_WHAT TO DO:_
Reproduce nothing but the lines from the start of the material through the line that includes "(8,10) rectangle (1368,850);", both ends included, and omit every picture.

_INFORMATION PROVIDED:_
══════════════════════════════
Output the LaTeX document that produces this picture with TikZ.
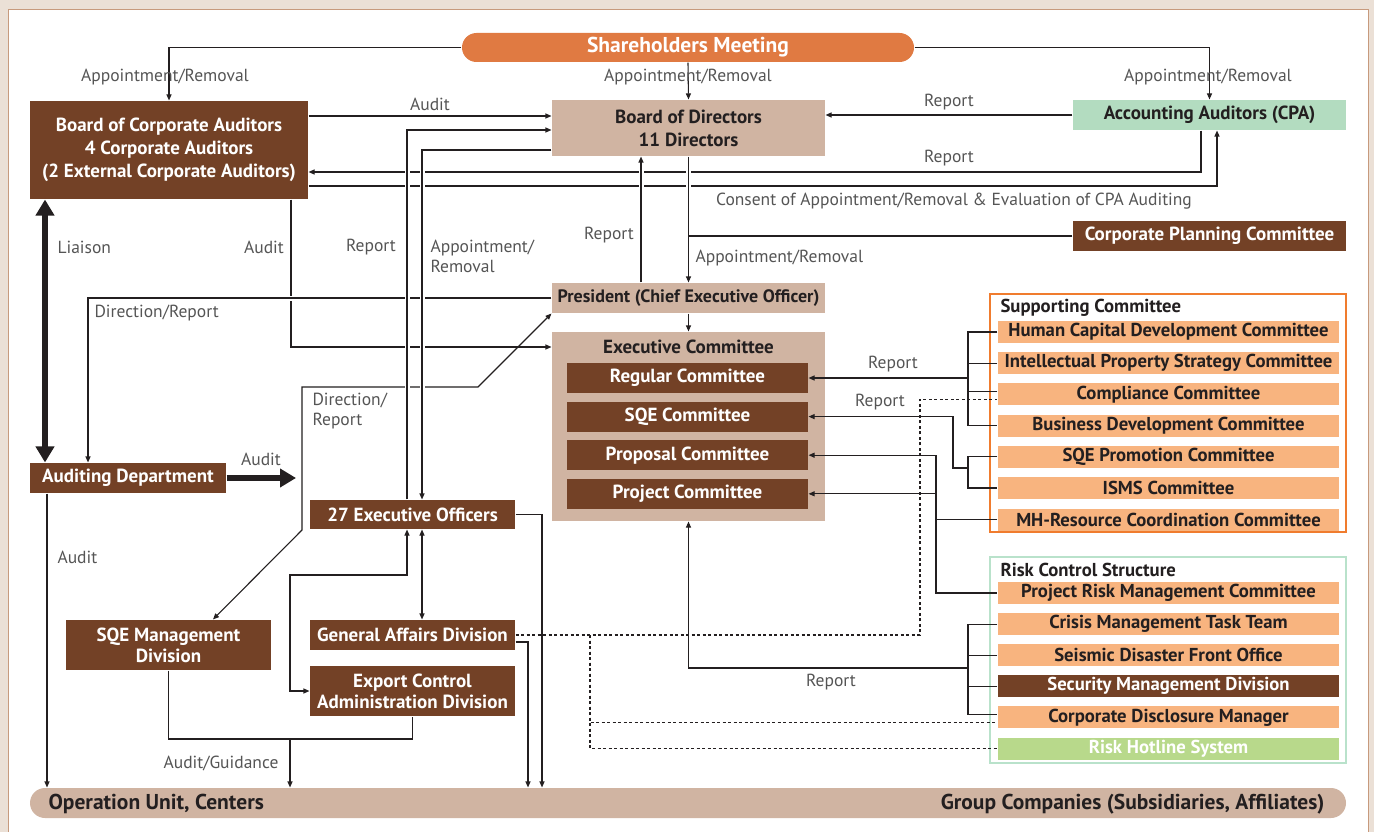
\documentclass[tikz,border=0pt]{standalone}
\usepackage{fontspec}
\setmainfont{PT Sans}
\usetikzlibrary{positioning,arrows.meta}
\definecolor{pagebeige}{HTML}{EBE0D6}
\definecolor{panelline}{HTML}{C79A7D}
\definecolor{meetingorange}{HTML}{E07A42}
\definecolor{darkbrown}{HTML}{734126}
\definecolor{tan}{HTML}{D0B4A2}
\definecolor{cpagreen}{HTML}{B3DCC0}
\definecolor{lightorange}{HTML}{F8B47F}
\definecolor{supframe}{HTML}{F07C2E}
\definecolor{riskframe}{HTML}{B9E2CB}
\definecolor{hotgreen}{HTML}{B8D98B}
\definecolor{ink}{HTML}{231F20}
\definecolor{labelgray}{HTML}{555555}
\tikzset{smalltip/.tip={Triangle[length=6pt,width=5pt]},
  bigtip/.tip={Triangle[length=16pt,width=18pt]}}

\begin{document}
\begin{tikzpicture}[x=1pt,y=-1pt,line width=1.1pt,color=ink,
  font=\fontsize{17.5}{20}\selectfont,
  base/.style={inner sep=0pt,align=center,font=\bfseries\fontsize{19}{23}\selectfont},
  dbox/.style={base,fill=darkbrown,text=white},
  tbox/.style={base,fill=tan,text=ink},
  item/.style={base,fill=lightorange,text=ink,minimum width=341pt,minimum height=22pt,
    font=\bfseries\fontsize{18.7}{20}\selectfont},
  lbl/.style={inner sep=0pt,text=labelgray,align=left},
  arr/.style={-smalltip},
  dbl/.style={smalltip-smalltip},
  hop/.style={preaction={draw=white,line width=5pt,-}},
  fat/.style={line width=6pt}]
  \useasboundingbox (0,0) rectangle (1374,832);
  \fill[pagebeige] (0,0) rectangle (1374,832);
  \draw[panelline,fill=white,line width=1pt] (8,10) rectangle (1368,850);

  % top row
  \node[base,fill=meetingorange,text=white,minimum width=452pt,minimum height=29pt,
    rounded corners=14.5pt,font=\bfseries\fontsize{21.5}{24}\selectfont] (sh) at (688,47.5) {Shareholders Meeting};
  \node[dbox,minimum width=278pt,minimum height=98pt] (bca) at (169,150)
    {Board of Corporate Auditors\\4 Corporate Auditors\\(2 External Corporate Auditors)};
  \node[tbox,minimum width=273pt,minimum height=56pt] (bod) at (688.5,128) {Board of Directors\\11 Directors};
  \node[base,fill=cpagreen,text=ink,minimum width=273pt,minimum height=30pt] (cpa) at (1209.5,115) {Accounting Auditors (CPA)};
  \node[dbox,minimum width=273pt,minimum height=30pt] (cpc) at (1209.5,236) {Corporate Planning Committee};

  % middle
  \node[tbox,minimum width=273pt,minimum height=30pt,font=\bfseries\fontsize{18}{20}\selectfont] (pres) at (688.5,298) {President (Chief Executive Officer)};
  \node[tbox,minimum width=273pt,minimum height=189pt] (exc) at (688.5,426.5) {};
  \node[base,text=ink] (exct) at (688.5,347) {Executive Committee};
  \node[dbox,minimum width=241pt,minimum height=30pt] (reg) at (687.5,378) {Regular Committee};
  \node[dbox,minimum width=241pt,minimum height=30pt,below=7.5pt of reg] (sqe) {SQE Committee};
  \node[dbox,minimum width=241pt,minimum height=30pt,below=7.5pt of sqe] (prop) {Proposal Committee};
  \node[dbox,minimum width=241pt,minimum height=30pt,below=7.5pt of prop] (proj) {Project Committee};

  \node[dbox,minimum width=196pt,minimum height=30pt] (aud) at (128,478) {Auditing Department};
  \node[dbox,minimum width=205pt,minimum height=29pt] (eo) at (412.5,514.5) {27 Executive Officers};
  \node[dbox,minimum width=205pt,minimum height=30pt] (ga) at (412.5,635) {General Affairs Division};
  \node[dbox,minimum width=205pt,minimum height=50pt,font=\bfseries\fontsize{19}{21}\selectfont] (ec) at (412.5,691) {Export Control\\Administration Division};
  \node[dbox,minimum width=205pt,minimum height=50pt,font=\bfseries\fontsize{19}{21}\selectfont] (sqm) at (168.5,645) {SQE Management\\Division};

  % bottom bar
  \node[tbox,minimum width=1316pt,minimum height=30pt,rounded corners=15pt] (ops) at (688,803) {};
  \node[base,text=ink,anchor=west,font=\bfseries\fontsize{21.5}{24}\selectfont] (opsl) at (48,804) {Operation Unit, Centers};
  \node[base,text=ink,anchor=east,font=\bfseries\fontsize{21.5}{24}\selectfont] (opsr) at (1325,804) {Group Companies (Subsidiaries, Affiliates)};

  % supporting committee
  \node[draw=supframe,line width=1.2pt,minimum width=356pt,minimum height=238pt,inner sep=0pt] (supbox) at (1168,413) {};
  \node[base,text=ink,anchor=west,font=\bfseries\fontsize{18.7}{20}\selectfont] (supt) at (1000,308) {Supporting Committee};
  \node[item] (hcd) at (1168.5,332) {Human Capital Development Committee};
  \node[item,below=8pt of hcd] (ips) {Intellectual Property Strategy Committee};
  \node[item,below=8pt of ips] (comp) {Compliance Committee};
  \node[item,below=8.5pt of comp] (bdc) {Business Development Committee};
  \node[item,below=8pt of bdc] (sqp) {SQE Promotion Committee};
  \node[item,below=8pt of sqp] (isms) {ISMS Committee};
  \node[item,below=8.5pt of isms] (mh) {MH-Resource Coordination Committee};

  % risk control structure
  \node[draw=riskframe,line width=1.2pt,minimum width=356pt,minimum height=206pt,inner sep=0pt] (riskbox) at (1168,660) {};
  \node[base,text=ink,anchor=west,font=\bfseries\fontsize{18.7}{20}\selectfont] (riskt) at (1000,570) {Risk Control Structure};
  \node[item] (prm) at (1168.5,593) {Project Risk Management Committee};
  \node[item,below=8pt of prm] (cmt) {Crisis Management Task Team};
  \node[item,below=8pt of cmt] (sdf) {Seismic Disaster Front Office};
  \node[item,below=8pt of sdf,fill=darkbrown,text=white] (smd) {Security Management Division};
  \node[item,below=8pt of smd] (cdm) {Corporate Disclosure Manager};
  \node[item,below=8pt of cdm,fill=hotgreen,text=white] (hot) {Risk Hotline System};

  \coordinate (audtip) at (296,478);
  \coordinate (ecbend) at (290,575);
  \coordinate (guide) at (290,739);
  \coordinate (sqj) at (968,468);
  \coordinate (rj) at (968,668);

  % shareholders
  \draw[arr] (sh.west) -| (bca.north);
  \draw[arr] (sh.east) -| (cpa.north);
  \draw[arr] (sh.south) -- (bod.north);
  \node[lbl] (l1) at (165,77) {Appointment/Removal};
  \node[lbl] (l2) at (688,77) {Appointment/Removal};
  \node[lbl] (l3) at (1208,77) {Appointment/Removal};

  % auditors and CPA
  \draw[arr] (bca.east |- 0,116) -- node[lbl,above=5pt] (l4) {Audit} (bod.west |- 0,116);
  \draw[arr] (cpa.west) -- (bod.east |- cpa.west);
  \node[lbl] (l5) at (949,102) {Report};
  \draw[arr] (cpa.south -| 1201,0) |- (bca.east |- 0,172);
  \node[lbl] (l6) at (949,158) {Report};
  \draw[arr] (bca.east |- 0,186) -| (cpa.south -| 1217,0);
  \node[lbl] (l7) at (954,201) {Consent of Appointment/Removal \& Evaluation of CPA Auditing};

  \draw[arr] (bca.south -| 291,0) |- (exc.west |- 0,347);
  \node[lbl] (l8) at (264,247) {Audit};
  \draw[arr,hop] (pres.west) -| (aud.north -| 88,0);
  \node[lbl,anchor=west] (l9) at (94,313) {Direction/Report};
  \draw[dbl] (pres.south west) -- (478,387) -- (302,387) -- (302,530) -- (sqm.north -| 213,0);
  \node[lbl,anchor=west] (l10) at (312,411) {Direction/\\Report};

  % officers up and down
  \draw[arr,hop] (eo.north -| 407,0) |- (bod.west |- 0,130);
  \node[lbl] (l11) at (371,247) {Report};
  \draw[arr,hop] (bod.west |- 0,150) -| (eo.north -| 422,0);
  \node[lbl,anchor=west] (l12) at (430,256) {Appointment/\\Removal};
  \draw[arr,hop] (pres.north -| 641,0) -- (bod.south -| 641,0);
  \node[lbl] (l13) at (609,235) {Report};
  \draw[arr,hop] (bod.south) -- (pres.north);
  \node[lbl,anchor=west] (l14) at (695,258) {Appointment/Removal};
  \draw (cpc.west) -- (bod.south |- cpc.west);
  \draw[arr] (pres.south) -- (exc.north);

  % auditing department
  \draw[fat,bigtip-bigtip] (bca.south -| 45,0) -- (aud.north -| 45,0);
  \node[lbl,anchor=west] (l15) at (57,247) {Liaison};
  \draw[fat,-bigtip] (aud.east) -- (audtip);
  \node[lbl] (l16) at (261,459) {Audit};
  \draw[arr] (aud.south -| 47,0) -- (ops.north -| 47,0);
  \node[lbl,anchor=west] (l17) at (57,557) {Audit};

  % divisions
  \draw[arr] (eo.east) -| (ops.north -| 542,0);
  \draw[arr] (ga.east |- 0,642) -| (ops.north -| 528,0);
  \draw[dbl] (ec.west) -| (ecbend) -| (eo.south -| 407,0);
  \draw[dbl] (eo.south -| 422,0) -- (ga.north -| 422,0);
  \draw (sqm.south) |- (ec.south |- guide) -- (ec.south);
  \draw[arr] (guide) -- (guide |- ops.north);
  \node[lbl] (l18) at (221,763) {Audit/Guidance};

  % dashed links
  \draw[dash pattern=on 3pt off 2.5pt] (ga.east) -| ([yshift=-5pt]comp.west -| 920,0) -- ([yshift=-5pt]comp.west);
  \draw[dash pattern=on 3pt off 2.5pt] (ga.east -| 590,0) |- (hot.west);
  \draw[dash pattern=on 3pt off 2.5pt] (ga.east -| 590,0) |- ([yshift=-5pt]cdm.west);

  % supporting committee links
  \draw (hcd.west) -| (bdc.west -| 968,0) -- (bdc.west);
  \draw (ips.west) -- (ips.west -| 968,0);
  \draw ([yshift=3pt]comp.west) -- ([yshift=3pt]comp.west -| 968,0);
  \draw[arr] (reg.east -| 968,0) -- (reg.east);
  \node[lbl] (l19) at (893,364) {Report};
  \draw (sqp.west) -| (isms.west -| 968,0) -- (isms.west);
  \draw[arr] (sqj) -| (sqe.east -| 953,0) -- (sqe.east);
  \node[lbl] (l20) at (880,402) {Report};
  \draw (prop.east -| 936,0) |- (prm.west);
  \draw[arr] (prop.east -| 936,0) -- (prop.east);
  \draw[arr] (proj.east -| 936,0) -- (proj.east);
  \draw (mh.west) -- (mh.west -| 936,0);

  % risk control links
  \draw (cmt.west) -| ([yshift=3pt]cdm.west -| 968,0) -- ([yshift=3pt]cdm.west);
  \draw (sdf.west) -- (sdf.west -| 968,0);
  \draw (smd.west) -- (smd.west -| 968,0);
  \draw[arr] (rj) -| (exc.south);
  \node[lbl] (l21) at (831,682) {Report};
\end{tikzpicture}
\end{document}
══════════════════════════════
_SOLUTION TO THE PROBLEM:_
Output the LaTeX document that produces this picture with TikZ.
\documentclass[tikz,border=0pt]{standalone}
\usepackage{fontspec}
\setmainfont{PT Sans}
\usetikzlibrary{positioning,arrows.meta}
\definecolor{pagebeige}{HTML}{EBE0D6}
\definecolor{panelline}{HTML}{C79A7D}
\definecolor{meetingorange}{HTML}{E07A42}
\definecolor{darkbrown}{HTML}{734126}
\definecolor{tan}{HTML}{D0B4A2}
\definecolor{cpagreen}{HTML}{B3DCC0}
\definecolor{lightorange}{HTML}{F8B47F}
\definecolor{supframe}{HTML}{F07C2E}
\definecolor{riskframe}{HTML}{B9E2CB}
\definecolor{hotgreen}{HTML}{B8D98B}
\definecolor{ink}{HTML}{231F20}
\definecolor{labelgray}{HTML}{555555}
\tikzset{smalltip/.tip={Triangle[length=6pt,width=5pt]},
  bigtip/.tip={Triangle[length=16pt,width=18pt]}}

\begin{document}
\begin{tikzpicture}[x=1pt,y=-1pt,line width=1.1pt,color=ink,
  font=\fontsize{17.5}{20}\selectfont,
  base/.style={inner sep=0pt,align=center,font=\bfseries\fontsize{19}{23}\selectfont},
  dbox/.style={base,fill=darkbrown,text=white},
  tbox/.style={base,fill=tan,text=ink},
  item/.style={base,fill=lightorange,text=ink,minimum width=341pt,minimum height=22pt,
    font=\bfseries\fontsize{18.7}{20}\selectfont},
  lbl/.style={inner sep=0pt,text=labelgray,align=left},
  arr/.style={-smalltip},
  dbl/.style={smalltip-smalltip},
  hop/.style={preaction={draw=white,line width=5pt,-}},
  fat/.style={line width=6pt}]
  \useasboundingbox (0,0) rectangle (1374,832);
  \fill[pagebeige] (0,0) rectangle (1374,832);
  \draw[panelline,fill=white,line width=1pt] (8,10) rectangle (1368,850);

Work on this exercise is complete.